SHORT TASK – Reproduce exactly the lines from the line with "Convert this chart to Bokeh code." through the line with "band_high = [0.649, 0.590, 0.879, 0.917, 1.202, 1.087]", both included, and no other lines.

ENTRIES SHOWN –
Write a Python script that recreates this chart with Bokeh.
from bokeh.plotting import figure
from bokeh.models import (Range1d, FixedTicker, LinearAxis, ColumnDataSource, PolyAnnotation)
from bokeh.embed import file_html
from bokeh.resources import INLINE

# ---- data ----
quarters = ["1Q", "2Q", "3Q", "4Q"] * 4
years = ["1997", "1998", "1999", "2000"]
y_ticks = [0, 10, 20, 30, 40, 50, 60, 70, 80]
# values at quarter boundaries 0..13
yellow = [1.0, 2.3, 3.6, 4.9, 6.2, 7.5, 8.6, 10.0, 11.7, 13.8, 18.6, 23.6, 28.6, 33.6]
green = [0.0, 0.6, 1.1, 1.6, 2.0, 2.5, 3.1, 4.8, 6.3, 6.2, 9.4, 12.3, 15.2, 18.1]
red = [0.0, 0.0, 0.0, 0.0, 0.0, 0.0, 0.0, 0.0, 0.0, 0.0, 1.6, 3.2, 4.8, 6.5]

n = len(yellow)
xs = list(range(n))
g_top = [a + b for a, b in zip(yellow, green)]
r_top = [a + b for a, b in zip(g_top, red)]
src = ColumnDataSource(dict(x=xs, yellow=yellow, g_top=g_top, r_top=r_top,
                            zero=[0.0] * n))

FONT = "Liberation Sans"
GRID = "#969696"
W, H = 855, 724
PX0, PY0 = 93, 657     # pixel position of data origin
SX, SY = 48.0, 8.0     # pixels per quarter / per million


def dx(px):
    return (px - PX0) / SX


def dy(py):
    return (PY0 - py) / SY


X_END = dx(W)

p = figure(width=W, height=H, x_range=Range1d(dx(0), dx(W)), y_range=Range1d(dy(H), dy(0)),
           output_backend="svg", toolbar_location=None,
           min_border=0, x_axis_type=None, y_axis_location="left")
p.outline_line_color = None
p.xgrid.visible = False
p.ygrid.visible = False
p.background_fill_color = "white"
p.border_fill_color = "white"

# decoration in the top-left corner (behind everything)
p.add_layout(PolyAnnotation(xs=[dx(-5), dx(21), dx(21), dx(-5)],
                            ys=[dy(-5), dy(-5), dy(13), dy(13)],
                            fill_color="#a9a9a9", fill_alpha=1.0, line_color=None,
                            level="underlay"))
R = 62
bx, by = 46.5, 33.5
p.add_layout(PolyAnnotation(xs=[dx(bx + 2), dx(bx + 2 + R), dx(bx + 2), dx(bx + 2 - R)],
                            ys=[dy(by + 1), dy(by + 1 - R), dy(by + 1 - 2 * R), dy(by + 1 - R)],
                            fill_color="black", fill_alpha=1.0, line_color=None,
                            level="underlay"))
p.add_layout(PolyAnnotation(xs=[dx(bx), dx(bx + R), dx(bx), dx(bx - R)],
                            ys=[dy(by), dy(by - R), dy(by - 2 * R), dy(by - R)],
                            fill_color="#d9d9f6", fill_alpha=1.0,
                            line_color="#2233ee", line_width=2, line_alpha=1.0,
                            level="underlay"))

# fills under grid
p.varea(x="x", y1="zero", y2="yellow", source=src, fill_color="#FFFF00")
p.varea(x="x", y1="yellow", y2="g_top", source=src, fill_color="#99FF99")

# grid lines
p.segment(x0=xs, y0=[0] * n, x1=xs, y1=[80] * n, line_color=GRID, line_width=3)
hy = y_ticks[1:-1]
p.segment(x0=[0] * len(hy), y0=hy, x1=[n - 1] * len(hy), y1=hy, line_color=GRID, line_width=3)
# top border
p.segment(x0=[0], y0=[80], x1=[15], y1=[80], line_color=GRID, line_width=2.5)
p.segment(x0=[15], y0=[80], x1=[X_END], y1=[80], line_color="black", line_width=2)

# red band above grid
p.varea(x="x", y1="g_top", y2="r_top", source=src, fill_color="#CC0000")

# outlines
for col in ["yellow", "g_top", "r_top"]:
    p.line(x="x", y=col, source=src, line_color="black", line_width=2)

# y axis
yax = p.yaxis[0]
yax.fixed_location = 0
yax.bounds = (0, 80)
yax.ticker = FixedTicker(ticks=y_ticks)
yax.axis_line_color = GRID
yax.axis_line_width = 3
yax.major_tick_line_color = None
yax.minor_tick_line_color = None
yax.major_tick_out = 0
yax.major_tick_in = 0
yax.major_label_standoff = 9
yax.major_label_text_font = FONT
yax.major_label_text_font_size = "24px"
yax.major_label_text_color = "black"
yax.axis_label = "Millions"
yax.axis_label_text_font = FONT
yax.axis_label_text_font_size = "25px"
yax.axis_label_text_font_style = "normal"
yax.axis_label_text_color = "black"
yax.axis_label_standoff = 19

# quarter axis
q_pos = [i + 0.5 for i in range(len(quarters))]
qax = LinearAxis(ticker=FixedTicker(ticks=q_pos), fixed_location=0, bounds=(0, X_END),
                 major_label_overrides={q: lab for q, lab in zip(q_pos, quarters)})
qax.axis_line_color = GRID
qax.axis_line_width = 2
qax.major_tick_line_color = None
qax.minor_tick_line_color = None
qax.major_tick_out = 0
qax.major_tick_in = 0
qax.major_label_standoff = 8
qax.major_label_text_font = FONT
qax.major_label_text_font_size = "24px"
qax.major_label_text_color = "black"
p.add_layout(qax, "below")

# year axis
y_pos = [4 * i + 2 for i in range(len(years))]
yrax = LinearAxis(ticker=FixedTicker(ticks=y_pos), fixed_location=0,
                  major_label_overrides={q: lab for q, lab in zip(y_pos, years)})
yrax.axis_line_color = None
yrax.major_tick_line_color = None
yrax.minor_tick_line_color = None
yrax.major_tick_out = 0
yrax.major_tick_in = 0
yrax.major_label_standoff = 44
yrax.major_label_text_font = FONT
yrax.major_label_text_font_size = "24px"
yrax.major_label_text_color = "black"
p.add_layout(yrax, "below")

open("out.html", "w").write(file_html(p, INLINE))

==

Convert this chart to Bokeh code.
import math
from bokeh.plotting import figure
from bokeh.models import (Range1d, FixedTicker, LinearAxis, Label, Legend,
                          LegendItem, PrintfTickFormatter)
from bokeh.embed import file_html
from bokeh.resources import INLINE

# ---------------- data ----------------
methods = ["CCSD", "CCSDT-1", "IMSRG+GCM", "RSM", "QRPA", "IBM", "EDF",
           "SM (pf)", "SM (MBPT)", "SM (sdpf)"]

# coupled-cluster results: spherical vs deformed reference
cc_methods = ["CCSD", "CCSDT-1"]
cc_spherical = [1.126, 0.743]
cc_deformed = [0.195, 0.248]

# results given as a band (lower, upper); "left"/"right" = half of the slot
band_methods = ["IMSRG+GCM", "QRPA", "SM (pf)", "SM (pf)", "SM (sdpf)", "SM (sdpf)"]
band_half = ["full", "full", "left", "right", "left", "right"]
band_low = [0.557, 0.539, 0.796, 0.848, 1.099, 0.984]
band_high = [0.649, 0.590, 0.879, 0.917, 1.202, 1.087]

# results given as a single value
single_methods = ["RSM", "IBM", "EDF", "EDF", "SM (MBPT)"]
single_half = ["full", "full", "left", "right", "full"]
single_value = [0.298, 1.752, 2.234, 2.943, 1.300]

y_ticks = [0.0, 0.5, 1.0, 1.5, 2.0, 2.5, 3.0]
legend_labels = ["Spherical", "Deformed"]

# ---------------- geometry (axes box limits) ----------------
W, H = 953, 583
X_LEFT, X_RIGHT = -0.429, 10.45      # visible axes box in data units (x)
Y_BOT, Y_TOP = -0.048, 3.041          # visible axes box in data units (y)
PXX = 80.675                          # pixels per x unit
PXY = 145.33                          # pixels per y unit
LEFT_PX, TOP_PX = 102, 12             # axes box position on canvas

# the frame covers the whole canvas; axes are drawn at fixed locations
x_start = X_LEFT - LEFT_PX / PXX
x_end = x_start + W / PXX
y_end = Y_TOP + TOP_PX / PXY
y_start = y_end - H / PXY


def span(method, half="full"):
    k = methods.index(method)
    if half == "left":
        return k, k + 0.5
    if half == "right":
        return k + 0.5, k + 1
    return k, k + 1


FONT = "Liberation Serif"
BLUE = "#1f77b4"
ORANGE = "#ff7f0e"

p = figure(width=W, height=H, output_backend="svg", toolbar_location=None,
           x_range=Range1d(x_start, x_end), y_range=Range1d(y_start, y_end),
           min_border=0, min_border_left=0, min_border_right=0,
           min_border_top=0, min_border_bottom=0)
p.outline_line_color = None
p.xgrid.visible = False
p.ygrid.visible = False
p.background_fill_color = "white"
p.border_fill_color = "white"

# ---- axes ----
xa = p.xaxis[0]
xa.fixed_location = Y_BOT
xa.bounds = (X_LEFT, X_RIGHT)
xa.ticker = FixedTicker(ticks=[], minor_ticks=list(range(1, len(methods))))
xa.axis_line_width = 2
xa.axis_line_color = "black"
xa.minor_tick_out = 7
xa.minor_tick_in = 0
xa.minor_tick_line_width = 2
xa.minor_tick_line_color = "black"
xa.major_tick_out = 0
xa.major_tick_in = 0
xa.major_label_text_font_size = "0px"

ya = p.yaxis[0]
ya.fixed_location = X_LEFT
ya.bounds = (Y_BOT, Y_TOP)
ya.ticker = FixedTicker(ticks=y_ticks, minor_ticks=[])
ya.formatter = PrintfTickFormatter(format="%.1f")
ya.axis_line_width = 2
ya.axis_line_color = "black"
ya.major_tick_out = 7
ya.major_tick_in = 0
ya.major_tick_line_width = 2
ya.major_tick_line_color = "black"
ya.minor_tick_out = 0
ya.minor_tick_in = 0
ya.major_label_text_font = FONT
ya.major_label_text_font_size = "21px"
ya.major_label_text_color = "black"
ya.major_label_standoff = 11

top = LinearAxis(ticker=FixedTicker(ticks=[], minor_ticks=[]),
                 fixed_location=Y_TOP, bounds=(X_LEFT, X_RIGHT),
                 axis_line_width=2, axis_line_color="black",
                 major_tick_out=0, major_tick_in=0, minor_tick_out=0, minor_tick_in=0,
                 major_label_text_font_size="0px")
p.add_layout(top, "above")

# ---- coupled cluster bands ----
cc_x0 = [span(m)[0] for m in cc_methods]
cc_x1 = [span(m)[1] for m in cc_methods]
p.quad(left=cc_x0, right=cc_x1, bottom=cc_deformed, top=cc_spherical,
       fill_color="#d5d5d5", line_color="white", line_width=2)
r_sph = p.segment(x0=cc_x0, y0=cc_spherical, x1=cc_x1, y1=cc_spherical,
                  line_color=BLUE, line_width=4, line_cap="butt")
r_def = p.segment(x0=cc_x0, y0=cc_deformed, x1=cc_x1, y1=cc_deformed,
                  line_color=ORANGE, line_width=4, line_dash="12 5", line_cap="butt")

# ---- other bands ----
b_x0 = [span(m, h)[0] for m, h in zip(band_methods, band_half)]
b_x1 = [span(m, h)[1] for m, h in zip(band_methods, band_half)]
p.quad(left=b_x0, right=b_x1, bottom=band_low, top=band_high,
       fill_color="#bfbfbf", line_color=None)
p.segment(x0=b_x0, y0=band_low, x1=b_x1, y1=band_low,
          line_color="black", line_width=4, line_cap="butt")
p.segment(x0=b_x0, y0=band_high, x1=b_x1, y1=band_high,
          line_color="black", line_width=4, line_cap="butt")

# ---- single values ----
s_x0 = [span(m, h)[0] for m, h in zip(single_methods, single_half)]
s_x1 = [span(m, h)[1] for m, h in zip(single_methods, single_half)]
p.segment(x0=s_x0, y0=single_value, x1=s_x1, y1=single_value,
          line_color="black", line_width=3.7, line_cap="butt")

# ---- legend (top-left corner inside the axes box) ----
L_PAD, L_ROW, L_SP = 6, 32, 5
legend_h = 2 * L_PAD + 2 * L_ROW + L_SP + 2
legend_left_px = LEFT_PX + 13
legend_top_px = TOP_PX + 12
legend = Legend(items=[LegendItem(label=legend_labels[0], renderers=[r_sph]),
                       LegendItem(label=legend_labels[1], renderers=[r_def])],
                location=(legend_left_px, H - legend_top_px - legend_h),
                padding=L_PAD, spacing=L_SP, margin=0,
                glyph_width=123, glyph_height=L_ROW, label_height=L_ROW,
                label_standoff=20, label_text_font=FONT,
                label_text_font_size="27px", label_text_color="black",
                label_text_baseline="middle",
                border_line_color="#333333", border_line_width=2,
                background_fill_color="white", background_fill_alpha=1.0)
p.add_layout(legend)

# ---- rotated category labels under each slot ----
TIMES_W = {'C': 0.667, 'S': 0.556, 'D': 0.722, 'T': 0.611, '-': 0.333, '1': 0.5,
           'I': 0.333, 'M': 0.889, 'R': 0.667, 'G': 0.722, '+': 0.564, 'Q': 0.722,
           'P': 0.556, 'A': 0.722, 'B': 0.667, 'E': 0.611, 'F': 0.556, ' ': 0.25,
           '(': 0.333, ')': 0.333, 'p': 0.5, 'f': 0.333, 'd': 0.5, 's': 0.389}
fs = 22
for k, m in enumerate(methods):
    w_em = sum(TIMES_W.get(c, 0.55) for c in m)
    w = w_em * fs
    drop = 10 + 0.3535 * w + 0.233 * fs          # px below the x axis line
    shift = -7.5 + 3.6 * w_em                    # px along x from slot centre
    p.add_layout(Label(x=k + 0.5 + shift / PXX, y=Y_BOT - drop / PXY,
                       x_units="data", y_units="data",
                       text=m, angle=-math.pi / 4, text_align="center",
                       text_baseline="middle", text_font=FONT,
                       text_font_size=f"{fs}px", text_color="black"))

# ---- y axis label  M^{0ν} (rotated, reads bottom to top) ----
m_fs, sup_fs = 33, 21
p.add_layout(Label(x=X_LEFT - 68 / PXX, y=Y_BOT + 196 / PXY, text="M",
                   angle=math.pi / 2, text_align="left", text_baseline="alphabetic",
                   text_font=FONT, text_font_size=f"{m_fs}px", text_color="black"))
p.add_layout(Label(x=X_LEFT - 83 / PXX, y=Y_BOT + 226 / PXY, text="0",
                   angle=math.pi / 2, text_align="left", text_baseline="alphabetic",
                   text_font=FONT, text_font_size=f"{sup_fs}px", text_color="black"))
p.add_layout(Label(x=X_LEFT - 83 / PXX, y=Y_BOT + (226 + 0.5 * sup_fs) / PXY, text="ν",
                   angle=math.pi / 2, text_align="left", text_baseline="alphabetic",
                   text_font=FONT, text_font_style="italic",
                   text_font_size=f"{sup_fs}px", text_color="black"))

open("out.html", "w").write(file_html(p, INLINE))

SOLVED PROBLEM –
Convert this chart to Bokeh code.
import math
from bokeh.plotting import figure
from bokeh.models import (Range1d, FixedTicker, LinearAxis, Label, Legend,
                          LegendItem, PrintfTickFormatter)
from bokeh.embed import file_html
from bokeh.resources import INLINE

# ---------------- data ----------------
methods = ["CCSD", "CCSDT-1", "IMSRG+GCM", "RSM", "QRPA", "IBM", "EDF",
           "SM (pf)", "SM (MBPT)", "SM (sdpf)"]

# coupled-cluster results: spherical vs deformed reference
cc_methods = ["CCSD", "CCSDT-1"]
cc_spherical = [1.126, 0.743]
cc_deformed = [0.195, 0.248]

# results given as a band (lower, upper); "left"/"right" = half of the slot
band_methods = ["IMSRG+GCM", "QRPA", "SM (pf)", "SM (pf)", "SM (sdpf)", "SM (sdpf)"]
band_half = ["full", "full", "left", "right", "left", "right"]
band_low = [0.557, 0.539, 0.796, 0.848, 1.099, 0.984]
band_high = [0.649, 0.590, 0.879, 0.917, 1.202, 1.087]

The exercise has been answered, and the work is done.